Em Antonina, onde duas pessoas morreram soterradas com a destruição que assolou o litoral em março, a fúria dos deslizamentos de terra continua a ameaçar o sossego e a coragem de recomeçar dos moradores. Tanto que a resistência em deixar as residências, como ocorre em Morretes, é bem menor. Além disso, o posicionamento da Defesa Civil estadual e da Mineropar sobre a interdição dos bairros Laranjeiras, Caixa d’Água e Km 4 é mais contundente. “Não dá para voltar para boa parte das casas desses bairros, tanto que elas continuam com a energia elétrica cortada. Só estamos permitindo que os moradores circulem pelas casas, a fim de aproveitar algum material do que restou de suas moradias”, conta o psicólogo da Secretaria de Ação Social de Antonina, Durval Souza Filho.
“É muito risco para uma vida, não dá para autorizarmos o retorno”, revela. Mesmo assim, diariamente, o psicólogo é consultado por antigos moradores que ainda nutrem a esperança de voltar para os antigos endereços. O desempregador Nabor Veiga, que estava em Laranjeiras para buscar as esquadrias de alumínio da janela, tentou sem sucesso negociar seu retorno. “Eu, meu irmão e mais minha mãe tivemos que nos acomodar em uma casa pequena. Além do desconforto, por mês gastamos R$ 800 só para morar”, conta Veiga.
Quem não teve renda para arcar com um aluguel e nem parentes ou amigos para se hospedar precisou recorrer aos abrigos. O antigo morador da localidade Beco das Viúvas, João Batista Campos, viveu uma verdadeira peregrinação ao longo desses quatro meses na condição de desabrigado. “Fiquei apavorado ao ver tudo desabar”, lembra. “No que depender de mim não volto nunca mais para lá”. A afirmação vem de alguém que precisou se adaptar à vida sem privacidade. “Em um primeiro momento tive que pedir licença do meu serviço, porque não sabia se iriam mudar minha família de endereço ao longo do dia. Depois, passamos para um colégio (Escola Municipal Professor Gil Feres), onde 15 famílias tinham que dividir uma cozinha e um banheiro. Conseguimos mais conforto quando nos realocaram para a Capemi (Caixa de Pecúlio Militar)”, conta.

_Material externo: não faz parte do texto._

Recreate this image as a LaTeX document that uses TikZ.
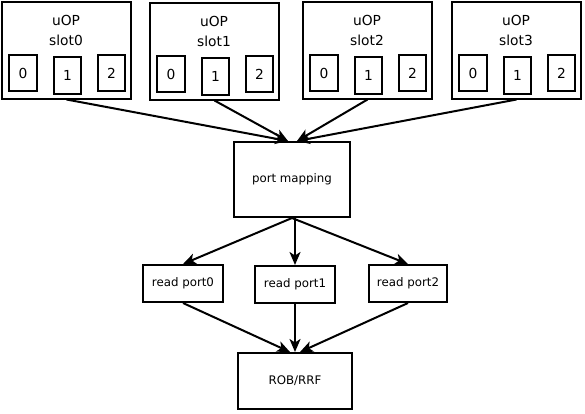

“As crianças baixaram o rendimento escolar com toda essa situação, mas estamos superando”, revela Batista que virou uma espécie de líder comunitário no abrigo.
Em Antonina, a reconstrução das 88 moradias tende a demorar mais do que Morretes, já que o Instituto Ambiental do Paraná (IAP) só liberou no dia 15 deste mês a licença de instalação para o início das obras no terreno localizado na Avenida Thiago Peixoto, no bairro Batel. “Se o tempo ajudar, em seis meses poderemos entregar as casas”, prevê Souza Filho. Para Antonina, o total de recursos que o governo estadual repassará será de R$ 9,34 milhões. Todo aporte financeiro para o litoral é fruto do orçamento de R$ 25 milhões que o governo federal destinará para o Paraná, por intermédio do Ministério da Integração Nacional e a Secretaria Nacional da Defesa Civil.
Invasão de privacidade
Além da dificuldade de não ter um lar, os moradores das áreas interditadas em Antonina ainda testemunham o descaso de pessoas que circulam pelas áreas devastadas seja para “apreciar” a tragédia alheia, seja para usar as construções para consumir drogas. “A cidade está dominada pelo crack e o uso desses espaços para essa finalidade é um grande problema que estamos enfrentando”, admite Souza Filho.